Ministry of Justice, Finalist 2015, The National Grid and Carers UK Best for Carers and Eldercare Award

The Ministry of Justice (MoJ) appreciates that carers can bring valued skills to the workplace, and wants to retain these valuable staff. The MoJ has shown its commitment with a solid business case, senior level support and excellent career tracking, in addition to the implementation of the ‘Carer’s Passport’ scheme.

The MoJ has two Senior Civil Service level ‘Carers’ Champions’, who help to raise awareness of issues that may affect carers. They have their own intranet page to ensure staff know who they are and how to contact them. They have run both telephone and drop-in sessions to introduce themselves and to give staff the opportunity to raise issues which affect them. The Champions are Luigi Strinati (Delivery Director HMCTS, Wales) and Stephen Muers (Director Criminal Justice). Luigi Strinati, says: “As a father of two and an only child with sole caring responsibilities for parents in their late 80s, I believe I have hands-on experience of some of the issues that affect carers in the workplace.

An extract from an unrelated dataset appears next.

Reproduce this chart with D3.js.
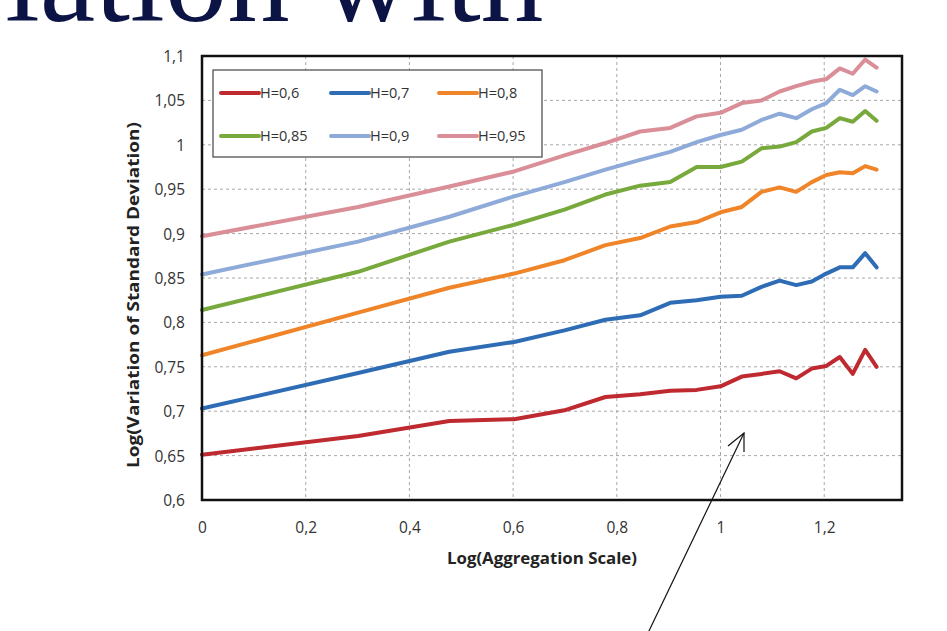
<!DOCTYPE html>
<html>
<head>
<meta charset="utf-8">
<script src="https://cdn.jsdelivr.net/npm/d3@7"></script>
<style>
html,body{margin:0;padding:0;background:#fff;}
svg{display:block;}
</style>
</head>
<body>
<svg id="chart" width="947" height="631"></svg>
<script>
// ---- data ----
const aggScaleLog = [0, 0.301, 0.477, 0.602, 0.699, 0.778, 0.845, 0.903, 0.954, 1, 1.041, 1.079, 1.114, 1.146, 1.176, 1.204, 1.230, 1.255, 1.279, 1.301];
const seriesNames = ["H=0,6", "H=0,7", "H=0,8", "H=0,85", "H=0,9", "H=0,95"];
const h060 = [0.651, 0.672, 0.689, 0.691, 0.701, 0.716, 0.719, 0.723, 0.724, 0.728, 0.739, 0.742, 0.745, 0.737, 0.748, 0.751, 0.761, 0.742, 0.769, 0.750];
const h070 = [0.703, 0.743, 0.767, 0.778, 0.791, 0.803, 0.808, 0.822, 0.825, 0.829, 0.830, 0.840, 0.847, 0.842, 0.846, 0.855, 0.862, 0.862, 0.878, 0.862];
const h080 = [0.763, 0.811, 0.839, 0.855, 0.870, 0.887, 0.895, 0.908, 0.913, 0.924, 0.930, 0.947, 0.952, 0.947, 0.958, 0.966, 0.969, 0.968, 0.976, 0.972];
const h085 = [0.814, 0.857, 0.891, 0.910, 0.927, 0.944, 0.954, 0.958, 0.975, 0.975, 0.981, 0.996, 0.998, 1.003, 1.015, 1.019, 1.030, 1.026, 1.038, 1.027];
const h090 = [0.854, 0.891, 0.919, 0.942, 0.958, 0.972, 0.983, 0.992, 1.003, 1.011, 1.017, 1.028, 1.035, 1.030, 1.040, 1.047, 1.062, 1.056, 1.066, 1.060];
const h095 = [0.897, 0.930, 0.953, 0.970, 0.988, 1.002, 1.015, 1.019, 1.032, 1.036, 1.047, 1.050, 1.060, 1.066, 1.071, 1.074, 1.086, 1.080, 1.096, 1.087];
const seriesValues = [h060, h070, h080, h085, h090, h095];
const xTicks = [0, 0.2, 0.4, 0.6, 0.8, 1, 1.2];
const xTickLabels = ["0", "0,2", "0,4", "0,6", "0,8", "1", "1,2"];
const yTicks = [0.6, 0.65, 0.7, 0.75, 0.8, 0.85, 0.9, 0.95, 1, 1.05, 1.1];
const yTickLabels = ["0,6", "0,65", "0,7", "0,75", "0,8", "0,85", "0,9", "0,95", "1", "1,05", "1,1"];
const colors = ["#be2a30", "#2e6db5", "#f08428", "#78a93c", "#8eaad8", "#d98e98"];

// ---- layout ----
const svg = d3.select("#chart");
const L = 202, R = 902, T = 56, B = 500;
const x = d3.scaleLinear().domain([0, 1.35]).range([L, R]);
const y = d3.scaleLinear().domain([0.6, 1.1]).range([B, T]);
const font = "'Open Sans', 'Liberation Sans', sans-serif";

// slide title fragment
svg.append("text")
  .attr("x", 5).attr("y", 21)
  .attr("font-family", "'Liberation Serif', serif")
  .attr("font-size", 125)
  .attr("fill", "#0b1444")
  .text("iation with");

// gridlines
const grid = svg.append("g");
grid.selectAll("line.h").data(yTicks.filter(v => v > 0.6 && v < 1.1)).join("line")
  .attr("x1", L).attr("x2", R)
  .attr("y1", d => y(d)).attr("y2", d => y(d))
  .attr("stroke", "#a8a8a8").attr("stroke-width", 1).attr("stroke-dasharray", "3,3");
grid.selectAll("line.v").data(xTicks.filter(v => v > 0)).join("line")
  .attr("y1", T).attr("y2", B)
  .attr("x1", d => x(d)).attr("x2", d => x(d))
  .attr("stroke", "#a8a8a8").attr("stroke-width", 1).attr("stroke-dasharray", "3,3");

// axes (labels via d3 axes)
const xAxis = d3.axisBottom(x).tickValues(xTicks).tickSize(0).tickPadding(0)
  .tickFormat((d, i) => xTickLabels[i]);
const gx = svg.append("g").attr("transform", `translate(0,${B})`).call(xAxis);
gx.select(".domain").remove();
gx.selectAll("text").attr("dy", 0).attr("y", 33)
  .attr("font-family", font).attr("font-size", 15.5).attr("fill", "#333");

const yAxis = d3.axisLeft(y).tickValues(yTicks).tickSize(0).tickPadding(0)
  .tickFormat((d, i) => yTickLabels[i]);
const gy = svg.append("g").attr("transform", `translate(${L - 17},0)`).call(yAxis);
gy.select(".domain").remove();
gy.selectAll("text").attr("dy", "0.35em")
  .attr("font-family", font).attr("font-size", 15.5).attr("fill", "#333");

// series lines
const line = d3.line().x((d, i) => x(aggScaleLog[i])).y(d => y(d));
svg.append("g").selectAll("path").data(seriesValues).join("path")
  .attr("d", d => line(d))
  .attr("fill", "none")
  .attr("stroke", (d, i) => colors[i])
  .attr("stroke-width", 4)
  .attr("stroke-linejoin", "round")
  .attr("stroke-linecap", "round");

// plot border
svg.append("rect").attr("x", L).attr("y", T).attr("width", R - L).attr("height", B - T)
  .attr("fill", "none").attr("stroke", "#111").attr("stroke-width", 2.5);

// legend
const lg = svg.append("g");
lg.append("rect").attr("x", 213).attr("y", 70).attr("width", 329).attr("height", 87)
  .attr("fill", "#fff").attr("stroke", "#444").attr("stroke-width", 1.2);
const colX = [221, 331, 439];
const rowY = [93, 136];
seriesNames.forEach((name, i) => {
  const cx = colX[i % 3], cy = rowY[Math.floor(i / 3)];
  lg.append("line").attr("x1", cx).attr("x2", cx + 38).attr("y1", cy).attr("y2", cy)
    .attr("stroke", colors[i]).attr("stroke-width", 4).attr("stroke-linecap", "round");
  lg.append("text").attr("x", cx + 39).attr("y", cy).attr("dy", "0.35em")
    .attr("font-family", font).attr("font-size", 14.5).attr("fill", "#333").text(name);
});

// axis titles
svg.append("text").attr("x", 542).attr("y", 564).attr("text-anchor", "middle")
  .attr("font-family", font).attr("font-weight", "bold").attr("font-size", 16).attr("fill", "#222")
  .attr("textLength", 190).attr("lengthAdjust", "spacingAndGlyphs")
  .text("Log(Aggregation Scale)");
svg.append("text").attr("transform", "translate(139,295) rotate(-90)").attr("text-anchor", "middle")
  .attr("font-family", font).attr("font-weight", "bold").attr("font-size", 16).attr("fill", "#222")
  .attr("textLength", 346).attr("lengthAdjust", "spacingAndGlyphs")
  .text("Log(Variation of Standard Deviation)");

// annotation arrow
const ax1 = 648, ay1 = 633, ax2 = 744, ay2 = 433;
svg.append("line").attr("x1", ax1).attr("y1", ay1).attr("x2", ax2).attr("y2", ay2)
  .attr("stroke", "#111").attr("stroke-width", 1.2);
svg.append("path").attr("d", `M728,446 L${ax2},${ay2} L744,452`)
  .attr("fill", "none").attr("stroke", "#111").attr("stroke-width", 1.2);
</script>
</body>
</html>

Over a third of our workforce in the MoJ have some kind of caring responsibility and I think it is essential that we work with all staff to raise awareness of the issues that affect carers in their day-to-day working lives, and the policies/guidance available to assist them.”

‘Phoenix’, the MoJ’s staff self-service system, asks staff if they have caring responsibilities. This recent addition is helping the MoJ to identify exactly how many carers there are in the workplace and collect other useful information such as what age bracket they fall into, their working pattern and their grade. The intention is that in the near future the MoJ will have enough data in relation to carers to monitor their career opportunities and development; for example if they are offered temporary responsibility allowance and what grade they are compared to staff who don’t have caring responsibilities. This will help the MoJ to identify any areas where there are disproportional impacts on carers’ working lives and careers.

The MoJ has introduced and promoted the Carer’s Passport, enabling staff to move through the organisation without having to re-explain their caring responsibilities to each new manager and in each new situation. To date over 100 MoJ staff have been granted a Carer’s Passport by the Charity for Civil Servants. The MoJ has published intranet articles and includes information on its intranet pages to encourage staff to take advantage of the Carer’s Passport. One user says: “I care for two elderly relatives who have terminal cancer. Having a Carer’s Passport has really helped as I don’t need to worry about explaining my situation to anyone, especially if I change managers. It makes everything clear, and sets out what I might need to help me combine working with caring.” The manager agrees: “From a management perspective, the Carer’s Passport is really useful. It sets out what the employee’s requirements are in relation to their caring role. This has helped me in my management role – if I know what the employee needs, it is much easier for me to support her whilst also giving me the opportunity to consider how business needs can still be met if she is not in the office. A win-win situation for all.”

In the future the MoJ aims to continue to raise the profiles of the Carers’ Champions to ensure staff know who they are and how to contact them, and to promote the Carer’s Passport and monitor its uptake. The MoJ also recognises that it is vital to continue to encourage staff to complete the caring responsibilities section on the ‘Phoenix’ system.